2 October 2007
Surrounded by tocsins
Remember when we ignored the alarms and all this happened?
On a walk through the streets of your town, your eyes will see mainly the sooty, blackened exteriors of buildings. You will almost have to give up the pinks, the yellows, the pastels you love in fashion. Dark colors will be most practical when clothing gets so dirty so quickly. Nylons, according to current evidence, will pop.
Home furnishings and interiors will have to be painted, cleaned, washed all the time. And because of the constant cleaning and the naturally corrosive quality of dirt, things will have to be replaced more often. Think what that will do to your budget.
The crisis in nature may even creep into your personality. Some experts say that there will be general depression and melancholia in a dangerously polluted environment. Large amounts of exhaust from cars can cause drowsiness. Lethargy and sleepiness will be common. Imagine what it will be like trying to do anything, or even to think clearly, under these conditions.
From "When the cities run out of breath..." by Carol Botwin, in American Girl, October 1968. According to Botwin, failure to answer the alarm would guarantee that this lovely little dystopia would descend upon us in 1980.
I think I'd remember someone's nylons popping.
Posted at 10:21 AM to The Way We Were
Imagine what it will be like trying to do anything, or even to think clearly, under these conditions.
It might explain the voting habits in places like New York and L.A.
Today someone asked me if the 7 fireplaces in my building 'worked'. I had to explain that, yes, they worked if you wanted them to. But they were designed to burn coal, and heat the house. That was their function, before natural gas. When it got cold, you brought a shuttle full of coal up from the cellar and loaded up each of the seven fireplaces. Maybe you even kept some nearby.
So your house became black, both inside and out, from this stuff. Not to mention your lungs. And our cities WERE black. Pittsburgh, where coal not only heated homes but made steel, was the blackest of all our great cities.

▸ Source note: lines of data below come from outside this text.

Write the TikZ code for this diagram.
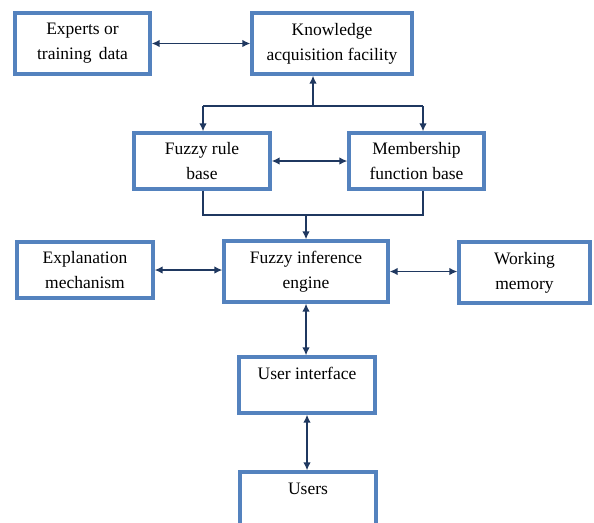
\documentclass[tikz,border=0pt]{standalone}
\usepackage{fontspec}
\setmainfont{Liberation Serif}
\usetikzlibrary{arrows.meta,calc}
\definecolor{boxblue}{RGB}{84,130,190}
\definecolor{arrownavy}{RGB}{31,56,96}
\tikzset{
  box/.style={draw=boxblue, line width=3.2pt, fill=white, align=center, inner sep=0pt,
    font=\fontsize{17.5}{25}\selectfont},
  txt/.style={font=\fontsize{17.5}{25}\selectfont, inner sep=0pt},
  conn/.style={draw=arrownavy, line width=1.7pt},
  tip/.style={-{Latex[length=8pt,width=7.5pt]}},
  tips/.style={{Latex[length=8pt,width=7.5pt]}-{Latex[length=8pt,width=7.5pt]}}
}
\begin{document}
\begin{tikzpicture}[x=1pt,y=-1pt]
\useasboundingbox (0,0) rectangle (594,522);
\clip (0,0) rectangle (594,522);
\fill[white] (0,0) rectangle (594,522);

\node[box, minimum width=135pt, minimum height=61pt] (exp) at (82.5,43.5) {Experts or\\training\, data};
\node[box, minimum width=160pt, minimum height=61pt] (kaf) at (332,43.5) {Knowledge\\acquisition facility};
\node[box, minimum width=136pt, minimum height=56pt] (frb) at (202,161) {Fuzzy rule\\base};
\node[box, minimum width=135pt, minimum height=56pt] (mfb) at (416.5,161) {Membership\\function base};
\node[box, minimum width=136pt, minimum height=56pt] (expl) at (85,270) {Explanation\\mechanism};
\node[box, minimum width=164pt, minimum height=61pt] (fie) at (306,271.5) {Fuzzy inference\\engine};
\node[box, minimum width=131pt, minimum height=61pt] (wm) at (524.5,272.5) {Working\\memory};
\node[box, minimum width=136pt, minimum height=56pt] (ui) at (307,385) {};
\node[txt, anchor=base] (uit) at ($(ui.north)+(0,24)$) {User interface};
\node[box, minimum width=136pt, minimum height=56pt] (users) at (308,500) {};
\node[txt, anchor=base] (userst) at ($(users.north)+(0,24)$) {Users};

\coordinate (j1) at (313,106);
\coordinate (jl) at (203,106);
\coordinate (jr) at (423,106);
\coordinate (b) at (306,215);

\draw[conn, tips] (exp.east) -- (exp.east -| kaf.west);
\draw[conn, tip] (j1) -- (j1 |- kaf.south);
\draw[conn] (jl) -- (jr);
\draw[conn, tip] (jl) -- (jl |- frb.north);
\draw[conn, tip] (jr) -- (jr |- mfb.north);
\draw[conn, tips] (frb.east) -- (frb.east -| mfb.west);
\draw[conn] (jl |- frb.south) |- (b) -| (jr |- mfb.south);
\draw[conn, tip] (b) -- (b |- fie.north);
\draw[conn, tips] (expl.east) -- (expl.east -| fie.west);
\draw[conn, tips] (fie.east) -- (fie.east -| wm.west);
\draw[conn, tips] (fie.south) -- (fie.south |- ui.north);
\draw[conn, tips] (ui.south) -- (ui.south |- users.north);
\end{tikzpicture}
\end{document}
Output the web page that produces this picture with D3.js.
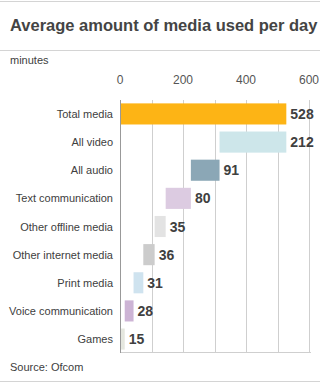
<!DOCTYPE html>
<html>
<head>
<meta charset="utf-8">
<script src="https://cdn.jsdelivr.net/npm/d3@7"></script>
<style>
body { margin: 0; background: #fff; }
text { font-family: "Liberation Sans", Arial, sans-serif; }
</style>
</head>
<body>
<div id="chart"></div>
<script>
var w = 320;
var h = 384;

var categories = ["Total media", "All video", "All audio", "Text communication", "Other offline media",
                  "Other internet media", "Print media", "Voice communication", "Games"];
var values = [528, 212, 91, 80, 35, 36, 31, 28, 15];
var colors = ["#fdb415", "#cde6ea", "#8ba7b6", "#dccbe1", "#e3e3e3", "#cccccc", "#cfe3ef", "#cdb4d5", "#e5e7df"];
var ticks = [0, 200, 400, 600];

// waterfall: first bar is the total, the rest step down from it
var rows = [];
var remaining = values[0];
values.forEach(function(v, i) {
    if (i == 0) {
        rows.push({name: categories[i], val: v, x0: 0, x1: v, color: colors[i]});
    } else {
        rows.push({name: categories[i], val: v, x0: remaining - v, x1: remaining, color: colors[i]});
        remaining = remaining - v;
    }
});

var xScale = d3.scaleLinear()
                .domain([0, 600])
                .range([120, 309]);

var yScale = d3.scaleBand()
                .domain(categories)
                .range([100, 353])
                .paddingInner(0.25)
                .paddingOuter(0.12);

var svg = d3.select("#chart")
            .append("svg")
            .attr("width", w)
            .attr("height", h);

// frame lines
svg.append("line").attr("x1", 0).attr("x2", w).attr("y1", 1.5).attr("y2", 1.5)
    .attr("stroke", "#d4d4d4");
svg.append("line").attr("x1", 0).attr("x2", w).attr("y1", 50.5).attr("y2", 50.5)
    .attr("stroke", "#d4d4d4");
svg.append("line").attr("x1", 0).attr("x2", w).attr("y1", 381.5).attr("y2", 381.5)
    .attr("stroke", "#d4d4d4");

svg.append("text")
    .text("Average amount of media used per day")
    .attr("x", 10)
    .attr("y", 31)
    .attr("font-size", "16.5px")
    .attr("font-weight", "bold")
    .attr("fill", "#444");

svg.append("text")
    .text("minutes")
    .attr("x", 10)
    .attr("y", 64)
    .attr("font-size", "11px")
    .attr("fill", "#404040");

// gridlines every 100
svg.selectAll("line.grid")
    .data(d3.range(100, 601, 100))
    .enter()
    .append("line")
    .attr("class", "grid")
    .attr("x1", function(d) { return Math.round(xScale(d)) + 0.5; })
    .attr("x2", function(d) { return Math.round(xScale(d)) + 0.5; })
    .attr("y1", 100)
    .attr("y2", 353)
    .attr("stroke", "#cfcfcf");

svg.append("line").attr("x1", 120).attr("x2", 311).attr("y1", 352.5).attr("y2", 352.5)
    .attr("stroke", "#cfcfcf");

// tick labels
svg.selectAll("text.tick")
    .data(ticks)
    .enter()
    .append("text")
    .attr("class", "tick")
    .text(function(d) { return d; })
    .attr("x", function(d) { return xScale(d); })
    .attr("y", 84)
    .attr("text-anchor", "middle")
    .attr("font-size", "12px")
    .attr("fill", "#555");

// bars
svg.selectAll("rect")
    .data(rows)
    .enter()
    .append("rect")
    .attr("x", function(d) { return xScale(d.x0); })
    .attr("y", function(d) { return yScale(d.name); })
    .attr("width", function(d) { return xScale(d.x1) - xScale(d.x0); })
    .attr("height", yScale.bandwidth())
    .attr("fill", function(d) { return d.color; });

// axis line
svg.append("line").attr("x1", 120.5).attr("x2", 120.5).attr("y1", 100).attr("y2", 353)
    .attr("stroke", "#999");

// category labels
svg.selectAll("text.cat")
    .data(rows)
    .enter()
    .append("text")
    .attr("class", "cat")
    .text(function(d) { return d.name; })
    .attr("x", 113)
    .attr("y", function(d) { return yScale(d.name) + yScale.bandwidth() / 2 + 4; })
    .attr("text-anchor", "end")
    .attr("font-size", "11px")
    .attr("fill", "#404040");

// value labels
svg.selectAll("text.val")
    .data(rows)
    .enter()
    .append("text")
    .attr("class", "val")
    .text(function(d) { return d.val; })
    .attr("x", function(d) { return xScale(d.x1) + 4; })
    .attr("y", function(d) { return yScale(d.name) + yScale.bandwidth() / 2 + 5; })
    .attr("font-size", "14px")
    .attr("font-weight", "bold")
    .attr("fill", "#404040");

svg.append("text")
    .text("Source: Ofcom")
    .attr("x", 10)
    .attr("y", 371)
    .attr("font-size", "11px")
    .attr("fill", "#404040");
</script>
</body>
</html>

All that changed with petroleum alternatives: Heating oil and natural gas. Our cities (and lungs) got a lot cleaner. Yet we have clowns with no sense of history writing stuff like the gibberish you published in this post. And asking me if my fireplaces 'work'. Yeah, they work. Run them for a month and see how you like it.
It seems odd to us now that it never seemed to have occurred to anyone that we could ever find cleaner alternatives to dirty fuels, and that we would be able to clean up our environment not only without reverting to some mystical cleaner technology-free lifestyle (in the real world the less technology you have the dirtier your environment is), or people dying in huge masses, but instead improving our lifestyle to the extent that ordinary working-class people can own multiple tvs and cars and nice designer furniture. I see that same short-sightedness in today's "Aaaghhhh! Climate Change!" crowd.
Why on earth would nylons 'pop'? What does that mean?
I'm guessing "fray at high speed, creating obvious holes in fabric," but then, I've never witnessed this phenomenon, and God knows I spent lots of time in 1968 observing nylon.